# S2 7.9 buy/make cabin sliding hatch



## Ed s279 (Apr 5, 2016)

Hello I am new to sailnet and a long time S2 7.9 owner hull no 109 I need to buy/make cabin sliding hatch. the cracked one is semi-transparent plastic. It is curved, which means making a replacement one would be difficult. I do not know if it is acrylic or polycarbonate. I think the polycarbonate can be thermal formed to reproduce the curved shape. I could also make an opaque one by laminating wood to the curved shape. I need to do something quick because if i step on it with its current crack it is likely to completely fail and I would fall into the cabin. does anyone have any suggestions?
Ed
Lake St. Clair
Michigan


----------



## Shockwave (Feb 4, 2014)

Typically these hatches are Plexiglas, you can buy the size you require from any plastic company, I use professional plastics for my Plexiglas but have no affiliation. Use the existing hatch as the mold, heat the new piece in an oven and lay it on the old hatch to mimic the curve of the broken hatch. Plexiglas machines easily, the edges are not hard to polish and holes for hardware aren't difficult to drill.
Good luck, have fun.


----------



## Geoff54 (Oct 30, 2011)

I owned an S2 briefly. 
The curved sliding hatches and curved side windows fitted to some boats are heat formed Plexiglas i.e. acrylic. S2 did not keep the molds and warned that fabricating a plexi component with compound curves can be challenging. They recommended using an automotive glass supply shop who can make a mold from your existing hatch but I would think you could experiment with a sheet of plexi and a heat gun, and then trim to size. Incidentally, flat fixed windows are bronze tinted polycarbonate and if your 7.9 has the flat, frameless deck hatches, they are either 1/2 or 3/4 inch polycarbonate. Framed hatches are Bomar or Lewmar. Opening ports are mostly Beckson. 
'Hope that is of some help. Good Luck.


----------



## Geoff54 (Oct 30, 2011)

So I just found the open letter from S2 about parts and it it seems that they are confused as to the difference between plexi and polycarbonate. Referring to the windows, "These plexiglass components are made from a material known in the industry as Lexan”. So I guess the curved hatches could be acrylic or polycarbonate. Sorry to add to the confusion.

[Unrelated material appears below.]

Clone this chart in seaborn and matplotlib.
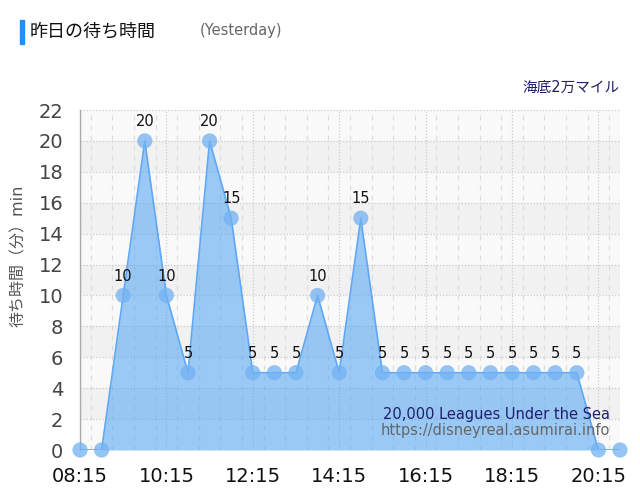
import matplotlib
matplotlib.use("Agg")
import matplotlib.pyplot as plt
import matplotlib.patches as mpatches
from matplotlib.ticker import MultipleLocator
import seaborn as sns
import pandas as pd

times = ["08:15", "08:45", "09:15", "09:45", "10:15", "10:45", "11:15", "11:45",
         "12:15", "12:45", "13:15", "13:45", "14:15", "14:45", "15:15", "15:45",
         "16:15", "16:45", "17:15", "17:45", "18:15", "18:45", "19:15", "19:45",
         "20:15", "20:45"]
waits = [0, 0, 10, 20, 10, 5, 20, 15,
         5, 5, 5, 10, 5, 15, 5, 5,
         5, 5, 5, 5, 5, 5, 5, 5,
         0, 0]
tick_labels = ["08:15", "10:15", "12:15", "14:15", "16:15", "18:15", "20:15"]
y_ticks = list(range(0, 23, 2))

title_ja = "昨日の待ち時間"
title_en = "(Yesterday)"
attraction_ja = "海底2万マイル"
attraction_en = "20,000 Leagues Under the Sea"
site_url = "https://disneyreal.asumirai.info"
ylabel = "待ち時間（分）min"


def to_min(t):
    h, m = t.split(":")
    return int(h) * 60 + int(m)


df = pd.DataFrame({"minutes": [to_min(t) for t in times], "wait": waits})

sns.set_theme(style="white")
plt.rcParams["font.family"] = ["DejaVu Sans", "Noto Sans CJK JP"]

fig = plt.figure(figsize=(6.4, 5.0), dpi=100)
ax = fig.add_axes([80 / 640, 1 - 450 / 500, 540 / 640, 340 / 500])
ax.set_facecolor("#f9f9f9")

# alternating bands
for lo in range(2, 22, 4):
    ax.axhspan(lo, lo + 2, color="#f1f1f1", zorder=0, lw=0)

# grid
ax.xaxis.set_minor_locator(MultipleLocator(30))
ax.grid(which="minor", axis="x", color="#dddddd", linestyle=(0, (4, 4)), lw=0.9, zorder=0.5)
ax.grid(which="major", axis="x", color="#cccccc", linestyle=(0, (1, 1.5)), lw=0.9, zorder=0.5)
ax.grid(which="major", axis="y", color="#cccccc", linestyle=(0, (1, 1.5)), lw=0.9, zorder=0.5)

ax.fill_between(df["minutes"], df["wait"], 0, color="#4da3f5", alpha=0.55, lw=0, zorder=2)
sns.lineplot(data=df, x="minutes", y="wait", ax=ax, color="#5ea8f5", lw=1.2, zorder=3)
sns.scatterplot(data=df, x="minutes", y="wait", ax=ax, color="#72b2f2", alpha=0.75,
                s=120, edgecolor="none", zorder=4, clip_on=False)

for xm, v in zip(df["minutes"], df["wait"]):
    if v > 0:
        ax.annotate(str(v), (xm, v), xytext=(0, 14), textcoords="offset points",
                    ha="center", va="center", fontsize=10.5, color="#111111", zorder=5)

ax.set_xlim(df["minutes"].iloc[0], df["minutes"].iloc[-1])
ax.set_ylim(0, 22)
ax.set_xticks([to_min(t) for t in tick_labels])
ax.set_xticklabels(tick_labels)
ax.set_yticks(y_ticks)
ax.tick_params(axis="x", which="major", labelsize=14, labelcolor="#111111", length=10,
               color="#dddddd", width=1, pad=2)
ax.tick_params(axis="x", which="minor", length=0)
ax.tick_params(axis="y", labelsize=14, labelcolor="#444444", length=10,
               color="#dddddd", width=1, pad=2)
ax.set_xlabel("")
ax.set_ylabel(ylabel, fontsize=11.5, color="#555555")
ax.yaxis.set_label_coords(-0.1, 0.57)

for side in ["top", "right", "bottom"]:
    ax.spines[side].set_visible(False)
ax.spines["left"].set_color("#aaaaaa")
ax.spines["left"].set_linewidth(1)
ax.axvline(df["minutes"].iloc[-1], color="#dddddd", linestyle=(0, (4, 4)), lw=0.9, zorder=0.5)

# header
fig.patches.append(mpatches.Rectangle((20 / 640, 1 - 44 / 500), 4 / 640, 24 / 500,
                                      transform=fig.transFigure, color="#1e90ff"))
fig.text(30 / 640, 1 - 31 / 500, title_ja, fontsize=13, color="#111111", va="center", ha="left")
fig.text(200 / 640, 1 - 31 / 500, title_en, fontsize=10.5, color="#666666", va="center", ha="left")
fig.text(620 / 640, 1 - 87 / 500, attraction_ja, fontsize=10.5, color="#1f1f6e", va="center", ha="right")
fig.text(610 / 640, 1 - 415 / 500, attraction_en, fontsize=10.5, color="#1f1f6e", va="center", ha="right")
fig.text(610 / 640, 1 - 431 / 500, site_url, fontsize=10.5, color="#666666", va="center", ha="right")

fig.savefig("out.png", dpi=100)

You can probably track down the document online - it was titled, "S2 Sailboats History and Referral Information". If you can't find it, make a few more posts so you can send PMs. Then PM me your email address and I'll send you a copy.


----------



## SHNOOL (Jun 7, 2007)

One of the MANY MANY advantages of becoming an S2 7.9 association member is you get access to spars, and parts, and info from those who have been doing this for YEARS. $30 a year. They discount new mast blanks at least $1000 (God forbid you ever need one).
S2 7.9 Meter Class Association ? Index page

Also the FREE forum gets you searchable access to info. Perfect example is this:
S2 7.9 Meter Class Association ? View topic - Companionway Hatch Cover

The guys on the board are great... Also if you need new hatch slides, try Stef on the board (he's a fellow sail club member, and S2 member), he also has milled in his own shop rudder cheek plates, hatch slides, and rudder gudgeon bushings. Someone else on the board will get you in contact with someone for an entire hatch though.


----------